Je lui parle donc aussi de l'historique récent de l'école, de l'équipe qui, l'an dernier, a osé recaler une majorité d'élèves dans tous les niveaux pour casser une dynamique rendant l'apprentissage impossible. Ceux qui n'ont pas travaillé raisonnablement ni présenté aux évaluations un minimum décent d'acquisitions ont été recalés, et plusieurs, puisque nous avons revendiqué et obtenu des services,  relocalisés dans des programmes spéciaux. Au lieu d'appliquer des pratiques quasi-criminelles, à mon sens, de donner des notes-bonbons à des élèves qui ne foutent rien pour apprendre et qui passent le plus clair de leur temps à trouver la façon d'intimider les profs pour leur faire abandonner la position de maître, nous avons fait du coude à coude d'équipe et les jeunes ont vécu une conséquence annoncée de leur manque de responsabilisation dans leur apprentissage. On a ainsi créé de l'emploi! Et, on touche du bois, il n'y a pas eu de mises à prix de nos têtes dans la communauté, même pas une plainte!

Au bout de 2 jours, le collègue s'est mis à me féliciter pour le courage de ma franchise. Arrivé depuis quelques années dans le milieu de l'enseignement et au pays, il avait plutôt constaté une sorte ... (il a eu du mal à le dire ou à oser le formuler car il est émigrant) d'hypocrisie dans les milieux de l'enseignement. Certains profs se suicident, m'a-t-il même dit à cause de cette réalité. Je n'avais pas grand chose à dire, sinon que de reconnaître la chose et et d'expliquer simplement que je venais d'un certain milieu ouvrier où cette valeur est ou était souvent partagée et que oui, c'est une valeur que je cultive, car elle est la seule qui permet d'évoluer. C'est elle qui me fait me lever le matin et aller exercer mon métier. Sans vérité, sans affronter les problèmes, sans ouvrir honnêtement la discussion, sans gagner l'équipe dans une certaine confiance, comment peut-on sortir de l'infernal chacun-pour-soi qui fait que des profs dépassés abandonnent leur position de maître pour éviter le jugement des autres ou le burn-out? Pour enseigner avec intégrité dans sa classe, il faut souvent s'assurer que le contexte va au moins en partie dans le même sens. Il faut donner de l'énergie à cette dynamique et oser ouvrir le jeu. L'an dernier, nous avons rallié une équipe au sens et à l'importance de la vérité.
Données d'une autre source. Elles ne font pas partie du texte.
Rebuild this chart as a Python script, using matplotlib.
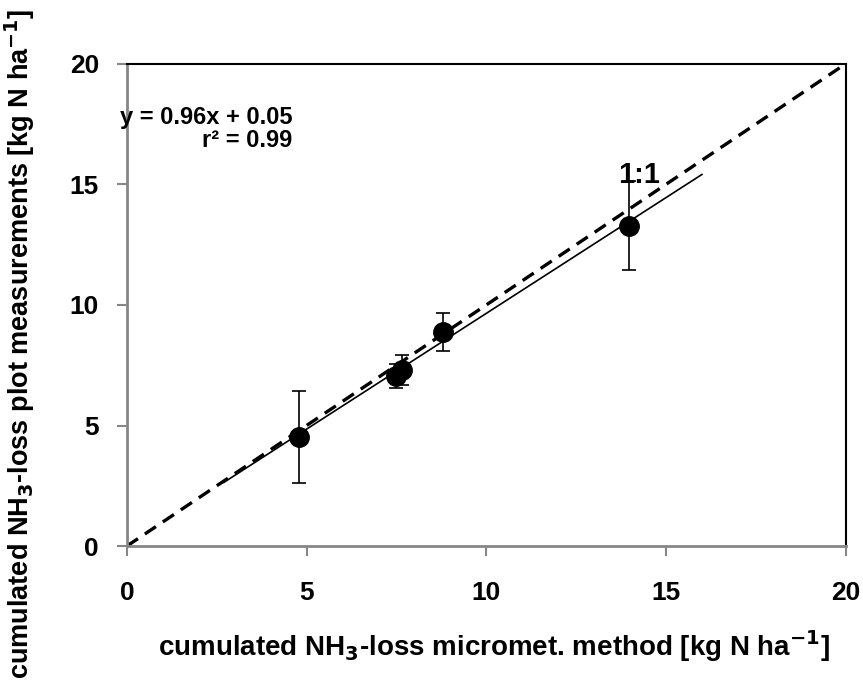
import matplotlib
matplotlib.use("Agg")
import matplotlib.pyplot as plt
import numpy as np

plt.rcParams['font.family'] = ['Liberation Sans', 'DejaVu Sans']
plt.rcParams['font.weight'] = 'bold'
plt.rcParams['mathtext.default'] = 'bf'

# data
x_micromet = [4.78, 7.5, 7.65, 8.79, 13.96]
y_plot = [4.52, 7.05, 7.3, 8.88, 13.28]
y_err = [1.9, 0.5, 0.62, 0.78, 1.85]

slope, intercept = 0.96, 0.05
fit_range = [2.7, 16.0]
one_to_one = [0, 20]

fig = plt.figure(figsize=(8.63, 6.93), dpi=100)
ax = fig.add_axes([0.147, 0.212, 0.833, 0.696])

ax.plot(one_to_one, one_to_one, color='black', lw=2.4, ls=(0, (4, 2.5)), zorder=2)
xf = np.array(fit_range)
ax.plot(xf, slope * xf + intercept, color='black', lw=1.2, zorder=2)
ax.errorbar(x_micromet, y_plot, yerr=y_err, fmt='o', color='black', ms=14,
            elinewidth=1.2, capsize=5, capthick=1.2, zorder=3)

ax.text(14.25, 15.4, '1:1', fontsize=21, fontweight='bold', ha='center', va='center')
ax.text(4.6, 17.3, 'y = 0.96x + 0.05\nr² = 0.99', fontsize=17, fontweight='bold',
        ha='right', va='center', multialignment='right', linespacing=1.0)

ax.set_xlim(0, 20)
ax.set_ylim(0, 20)
ax.set_xticks([0, 5, 10, 15, 20])
ax.set_yticks([0, 5, 10, 15, 20])
ax.tick_params(labelsize=19, direction='out', length=7, width=1.5, color='#868686')
ax.tick_params(axis='x', pad=18)
ax.tick_params(axis='y', pad=13)
for lab in ax.get_xticklabels() + ax.get_yticklabels():
    lab.set_fontweight('bold')
for side in ['left', 'bottom']:
    ax.spines[side].set_color('#868686')
    ax.spines[side].set_linewidth(2)
for side in ['top', 'right']:
    ax.spines[side].set_color('black')
    ax.spines[side].set_linewidth(1.5)

ax.set_xlabel('cumulated NH$_3$-loss micromet. method [kg N ha$^{-1}$]',
              fontsize=20, fontweight='bold')
ax.set_ylabel('cumulated NH$_3$-loss plot measurements [kg N ha$^{-1}$]',
              fontsize=19.5, fontweight='bold')
ax.xaxis.set_label_coords(0.51, -0.17)
ax.yaxis.set_label_coords(-0.125, 0.42)

fig.savefig('out.png', dpi=100)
Et pour les jeunes, bien, le passage peut être difficile, mais nous leur donnons l'occasion d'un réveil, car donner 80% à des jeunes qui ne travaillent pas (surtout dans des matières de base) et ne sont manifestement pas de niveau, dans mon esprit, est pratiquement un crime. Car, on peut être sûr qu'ils vont continuer de ne rien faire.

Je me rappelle l'an dernier cette discussion avec le concierge avec qui je partageais un peu ma réalité. Il m'avait demandé si je n'étais pas mal à l'aise de voir ainsi mes élèves échouer en si grand nombre. «Non, lui avais-je répondu, car je connais mes capacités, je n'ai plus grand chose à prouver de ce côté, mais que l'apprentissage a aussi  besoin de la responsabilisation et du travail de l'élève. Une année ne suffit pas toujours à changer les choses.» Une chose est sûre, je ne serais pas revenu continuer de voir la majorité de mes élèves ne rien faire... 
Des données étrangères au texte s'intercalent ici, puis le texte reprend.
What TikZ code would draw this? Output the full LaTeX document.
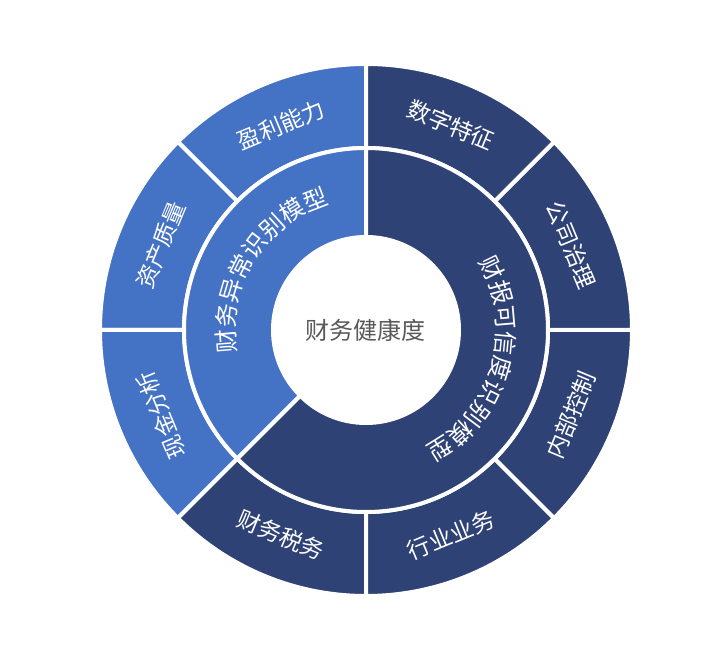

D'ailleurs, signe encourageant, un jeune, au milieu de la troupe que j'ai rencontrée en allant faire l'épicerie, a déclaré qu'il allait travailler cette année. Le pari difficile est peut-être enfin en partie gagné.

Terminant ce texte avec peine, car je n'écris plus assez ces derniers temps, je me dis qu'il est quand même incroyable de parler du métier de cette façon.